Already, says Wold, both New York and California, two of the biggest markets for movie-watching, have more or less eliminated capacity restrictions on theater attendance. And this lifting of restrictions coincides with the arrival of "pent-up demand for moviegoing" among viewers who've been essentially locked out of theaters for the past year. Wold describes the slate of blockbuster movies coming out this summer as "impressive," and says the release dates for these films have "begun to stabilize in recent weeks," which should make it easier to predict the box office hauls that AMC might anticipate as the year progresses.
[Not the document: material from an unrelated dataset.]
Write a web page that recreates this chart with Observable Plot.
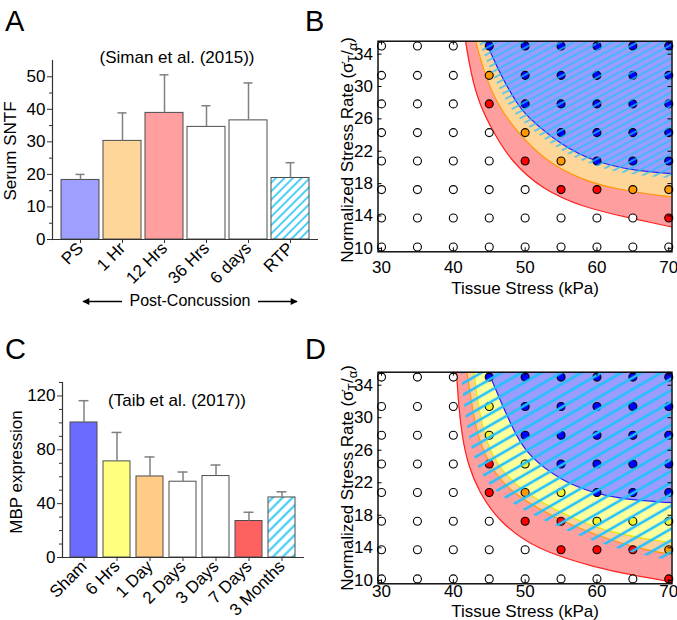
<!DOCTYPE html>
<html><head><meta charset="utf-8">
<script src="https://cdn.jsdelivr.net/npm/d3@7"></script>
<script src="https://cdn.jsdelivr.net/npm/@observablehq/plot@0.6"></script>
<style>
body{margin:0;background:#fff;}
#fig{position:relative;width:677px;height:620px;overflow:hidden;background:#fff;font-family:"Liberation Sans",Arial,Helvetica,sans-serif;}
.panel{position:absolute;}
#ov{position:absolute;left:0;top:0;pointer-events:none;}
#ov text{font-family:"Liberation Sans",Arial,Helvetica,sans-serif;fill:#000;}
</style></head><body>
<div id="fig">
<div class="panel" id="pA" style="left:0;top:0"></div>
<div class="panel" id="pB" style="left:340px;top:0"></div>
<div class="panel" id="pC" style="left:0;top:310px"></div>
<div class="panel" id="pD" style="left:340px;top:310px"></div>
<svg id="ov" width="677" height="620">
<defs><marker id="ah" viewBox="0 0 10 10" refX="9" refY="5" markerWidth="9" markerHeight="7" orient="auto" markerUnits="userSpaceOnUse"><path d="M0,0 L10,5 L0,10 z" fill="#000"/></marker></defs>
<text x="5" y="30.5" font-size="29">A</text>
<text x="305" y="30.5" font-size="29">B</text>
<text x="5" y="358.5" font-size="29">C</text>
<text x="305" y="358.5" font-size="29">D</text>
<text x="177" y="63" font-size="17" text-anchor="middle">(Siman et al. (2015))</text>
<text x="177" y="406" font-size="17" text-anchor="middle">(Taib et al. (2017))</text>
<text transform="translate(15.5,151) rotate(-90)" font-size="17" text-anchor="middle">Serum SNTF</text>
<text transform="translate(21.5,472) rotate(-90)" font-size="17" text-anchor="middle">MBP expression</text>
<text x="190" y="305.5" font-size="16" text-anchor="middle">Post-Concussion</text>
<line x1="122" y1="301.5" x2="83" y2="301.5" stroke="#000" stroke-width="1.3" marker-end="url(#ah)"/>
<line x1="258" y1="301.5" x2="297" y2="301.5" stroke="#000" stroke-width="1.3" marker-end="url(#ah)"/>
<text transform="translate(353,150) rotate(-90)" font-size="17" text-anchor="middle">Normalized Stress Rate (σ̇<tspan dy="4" font-size="12">T</tspan><tspan dy="-4">/</tspan><tspan dy="4" font-size="13">α</tspan><tspan dy="-4">)</tspan></text>
<text transform="translate(353,478) rotate(-90)" font-size="17" text-anchor="middle">Normalized Stress Rate (σ̇<tspan dy="4" font-size="12">T</tspan><tspan dy="-4">/</tspan><tspan dy="4" font-size="13">α</tspan><tspan dy="-4">)</tspan></text>
<text x="525" y="293.5" font-size="17" text-anchor="middle">Tissue Stress (kPa)</text>
<text x="525" y="616.5" font-size="17" text-anchor="middle">Tissue Stress (kPa)</text>
</svg>
</div>
<script>
// ---------- Panel A data ----------
const catsA = ["PS", "1 Hr", "12 Hrs", "36 Hrs", "6 days", "RTP"];
const meanA = [18.3, 30.3, 38.9, 34.6, 36.6, 18.9];
const upperA = [20.0, 38.9, 50.6, 41.1, 48.1, 23.6];
const ticksA = [0, 10, 20, 30, 40, 50];
const minorA = [5, 15, 25, 35, 45];

// ---------- Panel C data ----------
const catsC = ["Sham", "6 Hrs", "1 Day", "2 Days", "3 Days", "7 Days", "3 Months"];
const meanC = [100.3, 71.4, 60.2, 56.3, 60.5, 27.1, 44.6];
const upperC = [116.5, 92.9, 74.7, 63.5, 68.7, 33.6, 48.8];
const ticksC = [0, 40, 80, 120];
const minorC = [10, 20, 30, 50, 60, 70, 90, 100, 110, 130];

// ---------- Panels B & D data ----------
const stressX = [30, 35, 40, 45, 50, 55, 60, 65, 70];
const rateY = [10.17, 13.75, 17.26, 20.8, 24.3, 27.85, 31.38, 35.0];
const ticksX = [30, 40, 50, 60, 70];
const ticksY = [10, 14, 18, 22, 26, 30, 34];
// per row (rateY order), per column (stressX order): n none, r red, o orange, y yellow, b blue
const stateB = ["nnnnnnnnn", "nnnnnnnnr", "nnnnnrroo", "nnnnrobbb", "nnnnobbbb", "nnnrbbbbb", "nnnobbbbb", "nnnbbbbbb"];
const stateD = ["nnnnnnnnr", "nnnnnrrro", "nnnnrryyy", "nnnroybbb", "nnnrybbbb", "nnnybbbbb", "nnnybbbbb", "nnnbbbbbb"];
// boundary curves [stress, rate]
const redB = [[41.7, 35.6], [42.5, 31.38], [43.6, 27.85], [45.6, 24.3], [48.0, 20.8], [52.4, 17.26], [58.0, 15.1], [64.5, 13.75], [70.45, 12.64]];
const orangeB = [[43.1, 35.6], [44.4, 31.38], [46.1, 27.85], [48.9, 24.3], [52.9, 20.8], [57.5, 18.6], [62.5, 17.26], [70.45, 16.34]];
const hatchB = [[43.55, 35.6], [45.55, 31.38], [47.5, 27.85], [49.5, 25.6], [55.0, 21.9], [60.0, 19.95], [65.0, 19.0], [70.45, 18.61]];
const blueB = [[44.5, 35.6], [46.6, 31.38], [48.9, 27.85], [50.0, 26.5], [55.0, 22.7], [60.0, 20.6], [65.0, 19.64], [70.45, 19.23]];
const redD = [[40.45, 35.6], [40.75, 31.38], [41.2, 27.85], [42.0, 24.3], [43.6, 20.8], [46.3, 17.26], [51.5, 13.75], [60.0, 11.53], [65.0, 10.62], [70.45, 9.8]];
const hatchD = [[41.1, 35.6], [41.55, 31.38], [42.15, 27.85], [43.1, 24.3], [45.5, 20.8], [52.3, 17.26], [62.4, 13.75], [70.45, 12.35]];
const orangeD = [[41.9, 35.6], [42.6, 31.38], [43.35, 27.85], [44.9, 24.3], [47.8, 20.8], [55.0, 17.26], [61.0, 15.2], [66.5, 13.75], [70.45, 13.18]];
const yellowD = [[42.85, 35.6], [43.5, 31.38], [44.3, 27.85], [45.9, 24.3], [49.6, 20.8], [57.3, 17.26], [63.0, 15.6], [70.45, 14.61]];
const blueD = [[44.9, 35.6], [46.9, 31.4], [48.7, 27.85], [50.5, 25.3], [55.0, 22.23], [60.0, 20.58], [65.0, 19.84], [70.45, 19.55]];

// ---------- styles ----------
const FONT = '"Liberation Sans", Arial, Helvetica, sans-serif';
const barFillA = ["#9f9fff", "#ffd699", "#ff9f9f", "#ffffff", "#ffffff", "url(#hatchA)"];
const barFillC = ["#6b6bff", "#ffff80", "#ffcc88", "#ffffff", "#ffffff", "#ff6060", "url(#hatchC)"];
const dotFill = {n: "#ffffff", r: "#ff0000", o: "#ff9900", y: "#f2f233", b: "#0000ff"};
const regionFill = {red: "#ff9e9e", orange: "#ffd699", orangeD: "#ffcf9c", yellow: "#ffff9c", blue: "#9c9cff"};
const regionLine = {red: "#ff2020", orange: "#ff9900", yellow: "#e8e800", blue: "#2020ff"};

function addHatch(svg, id, spacing, width, angle, color) {
  const ns = "http://www.w3.org/2000/svg";
  let defs = svg.querySelector("defs");
  if (!defs) { defs = document.createElementNS(ns, "defs"); svg.insertBefore(defs, svg.firstChild); }
  const p = document.createElementNS(ns, "pattern");
  p.setAttribute("id", id);
  p.setAttribute("patternUnits", "userSpaceOnUse");
  p.setAttribute("width", 20);
  p.setAttribute("height", spacing);
  p.setAttribute("patternTransform", `rotate(${angle})`);
  const l = document.createElementNS(ns, "line");
  l.setAttribute("x1", -1); l.setAttribute("x2", 21);
  l.setAttribute("y1", spacing / 2); l.setAttribute("y2", spacing / 2);
  l.setAttribute("stroke", color); l.setAttribute("stroke-width", width);
  p.appendChild(l);
  defs.appendChild(p);
}

function barPanel({cats, mean, upper, fills, yDomain, ticks, minor, margins, padIn, padOut, capInset, hatchId, hatchArgs}) {
  const data = cats.map((c, i) => ({cat: c, mean: mean[i], upper: upper[i], fill: fills[i]}));
  const svg = Plot.plot({
    width: 340, height: 310, ...margins,
    style: {fontFamily: FONT, fontSize: "17px", color: "#000", background: "none", overflow: "visible"},
    x: {domain: cats, paddingInner: padIn, paddingOuter: padOut},
    y: {domain: yDomain},
    color: {type: "identity"},
    marks: [
      Plot.barY(data, {x: "cat", y: "mean", fill: "fill", stroke: "#4d4d4d", strokeWidth: 1}),
      Plot.ruleX(data, {x: "cat", y1: "mean", y2: "upper", stroke: "#808080", strokeWidth: 1.5}),
      Plot.tickY(data, {x: "cat", y: "upper", stroke: "#808080", strokeWidth: 1.5, insetLeft: capInset, insetRight: capInset}),
      Plot.ruleY([0], {stroke: "#333", strokeWidth: 1.2}),
      Plot.frame({anchor: "left", stroke: "#333", strokeWidth: 1.2}),
      Plot.axisY({ticks, tickSize: 5, tickPadding: 2, label: null, stroke: "#333"}),
      Plot.axisY({ticks: minor, tickSize: 3, tickFormat: () => "", label: null, stroke: "#333"}),
      Plot.axisX({tickSize: 4, tickPadding: 2, tickRotate: -45, label: null, stroke: "#333"})
    ]
  });
  addHatch(svg, hatchId, ...hatchArgs);
  return svg;
}

function stressPanel({state, regions, lines, hatch, hatchId, hatchArgs, marginTop, marginBottom, xPad}) {
  const xDomain = [29.51, 70.45], yDomain = [9.57, 35.6];
  const frameW = 337 - 37.5 - 5.5, frameH = 310 - marginTop - marginBottom;
  const dots = [];
  rateY.forEach((r, i) => stressX.forEach((s, j) => dots.push({s, r, k: state[i][j]})));
  const area = (pts, fill) => Plot.areaX(pts, {y: d => d[1], x1: d => d[0], x2: () => xDomain[1], fill, curve: "basis", clip: true});
  const line = (pts, stroke) => Plot.line(pts, {x: d => d[0], y: d => d[1], stroke, strokeWidth: 1.2, curve: "basis", clip: true});
  const svg = Plot.plot({
    width: 337, height: 310, marginLeft: 37.5, marginRight: 5.5, marginTop, marginBottom,
    style: {fontFamily: FONT, fontSize: "17px", color: "#000", background: "none", overflow: "visible"},
    x: {domain: xDomain},
    y: {domain: yDomain},
    color: {type: "identity"},
    marks: [
      ...regions.map(([pts, fill]) => area(pts, fill)),
      ...lines.map(([pts, stroke]) => line(pts, stroke)),
      Plot.dot(dots, {x: "s", y: "r", r: 4, fill: d => dotFill[d.k], stroke: "#000", strokeWidth: 1.1}),
      area(hatch, `url(#${hatchId})`),
      Plot.frame({stroke: "#000", strokeWidth: 1.4}),
      Plot.tickX(ticksX, {x: d => d, insetTop: frameH - 4, stroke: "#000"}),
      Plot.tickX(ticksX, {x: d => d, insetBottom: frameH - 4, stroke: "#000"}),
      Plot.tickY(ticksY, {y: d => d, insetRight: frameW - 4, stroke: "#000"}),
      Plot.tickY(ticksY, {y: d => d, insetLeft: frameW - 4, stroke: "#000"}),
      Plot.axisX({ticks: ticksX, tickSize: 0, tickPadding: xPad, label: null}),
      Plot.axisY({ticks: ticksY, tickSize: 0, tickPadding: 5, label: null})
    ]
  });
  addHatch(svg, hatchId, ...hatchArgs);
  return svg;
}

document.getElementById("pA").appendChild(barPanel({
  cats: catsA, mean: meanA, upper: upperA, fills: barFillA, yDomain: [0, 55], ticks: ticksA, minor: minorA,
  margins: {marginLeft: 52, marginRight: 22, marginTop: 60, marginBottom: 71},
  padIn: 0.09, padOut: 0.14, capInset: 14.5, hatchId: "hatchA", hatchArgs: [6, 1.7, -45, "#2ec6f5"]
}));
document.getElementById("pC").appendChild(barPanel({
  cats: catsC, mean: meanC, upper: upperC, fills: barFillC, yDomain: [0, 130], ticks: ticksC, minor: minorC,
  margins: {marginLeft: 62, marginRight: 36, marginTop: 72, marginBottom: 63},
  padIn: 0.18, padOut: 0.19, capInset: 8.5, hatchId: "hatchC", hatchArgs: [7, 2, -45, "#2ec6f5"]
}));
document.getElementById("pB").appendChild(stressPanel({
  state: stateB,
  regions: [[redB, regionFill.red], [orangeB, regionFill.orange], [blueB, regionFill.blue]],
  lines: [[redB, regionLine.red], [orangeB, regionLine.orange], [blueB, regionLine.blue]],
  hatch: hatchB, hatchId: "hatchB", hatchArgs: [6, 1.4, -28, "#1fc2ff"],
  marginTop: 40.7, marginBottom: 58.7, xPad: 9
}));
document.getElementById("pD").appendChild(stressPanel({
  state: stateD,
  regions: [[redD, regionFill.red], [orangeD, regionFill.orangeD], [yellowD, regionFill.yellow], [blueD, regionFill.blue]],
  lines: [[redD, regionLine.red], [orangeD, regionLine.orange], [yellowD, regionLine.yellow], [blueD, regionLine.blue]],
  hatch: hatchD, hatchId: "hatchD", hatchArgs: [10, 2.6, -30, "#1fc2ff"],
  marginTop: 61.7, marginBottom: 36.7, xPad: 1
}));
</script>
</body></html>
Running the numbers, Wold estimates that U.S. box office numbers will be down 70% in Q2 2021 (relative to 2019 levels), but down only 35% in Q3 (the summer quarter), and down only 20% in Q4 (the winter quarter). In dollars and cents, the analyst says this should translate to nearly $2.5 billion in revenues this year, nearly doubling to $4.7 billion in 2022, and then growing about 15% to $5.4 billion in 2023. By that point, AMC should be almost back in the black, losing only $0.35 per share in fiscal 2023.
In contrast to Wold, the Street remains unconvinced. AMC stock has a Hold consensus rating, based on 3 Holds, 2 Sells, and only 1 Buy. The forecast is for ~49% downside, given the average price target stands at $7.13.